Stay tuned for pictures! depending on the whether or not the computer is working (turns out Richard is both a robotics genius and a crazy computer hacker who doesn’t pay for software) we should have some pictures up in the next couple of days. Emanuela, our hostess with the mostest, has invited us for welcoming drinks? (apparently welcoming drinks happen 1 week into your stay) so we’ve prepared ourselves appropriately with advil and some crazy swiss medicine in case she busts out the Grappa (like an Italian vodka but a million times stronger)
As well as conquering the Matterhorn, I have also conquered the freestyle snowboard park, while Sheila has mastered her ability to snowboard all the way down the mountain, finish a beer, and take the lift back up before anyone else can catch up to her. It has been a wicked week thus far – the sun has been shining everyday and we all look like a bunch sunburned raccoons. I can’t believe while we are out on our patio enjoying a glass of vin du valais, you suckers are all at work! please direct all death threats to the comment section.
Ciao.
Jay
You will never guess what I woke up to this morning…
Feb 17th
Switzerland… land of beautiful snowcapped peaks, rolling fields, rustic ski chalets nestled in the alps… and robots?
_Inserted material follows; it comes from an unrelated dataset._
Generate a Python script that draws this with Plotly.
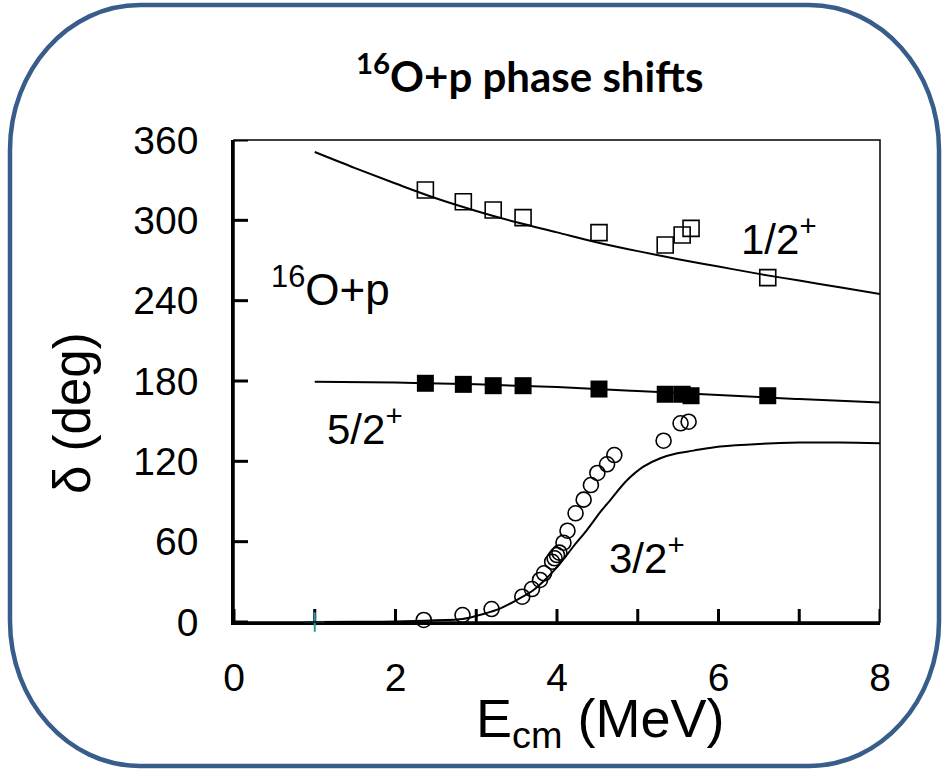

I’ll start from the beginning. After a short train ride yesterday into the Valais Region (the gateway to the Alps) we arrived at our destination – Saas Fee. We checked into our hotel, the beautiful Hotel Tenné. We spent the evening catching up with some of Sheila’s friends over dinner, and grabbed a few drinks later that night at a local’s hang out - the infamous HAPPY BAR. We ended up calling it a night relatively early.
I woke up this morning a bit earlier than usual, and figured I’d grab a coffee and surf the internet for a while until Sheila came down for breakfast. This is where the story gets weird. I walked through the lobby where I was greeted warmly by our host, she asked how we slept(?), and if we had everything we needed(?), I nodded and smiled (my default response for most questions asked to me in German) The part that must have been lost in translation was the fact that I was walking into the middle of a full camera crew, who were onsite to film her husbands latest invention – a robotic arm that cooks eggs and squeezes orange juice. Of all the things you expect to find in a hundred and fifty year old Swiss ski village – robot arms is not exactly top of my list. I have spent the last hour and a half eating robot eggs (apparently the other guests know that twilight zone hours are between 7 and 9 am) I’m still the only one down here and I don’t have it in my heart to refuse them. I like to think I’m part of the troubleshooting process – our host’s husband, beaming ear to ear, adjusts a few knobs and settings, and then proceeds to cook another egg (the fifth so far) I obligingly eat the egg, everyone laughs, and the process repeats…
I swear if its the last thing I do today – I will find out what television station is going to air this, and I will get a copy. I am seriously wondering if this is to be the pinnacle of my whole trip here? I honestly don’t know what could possibly top this… seriously.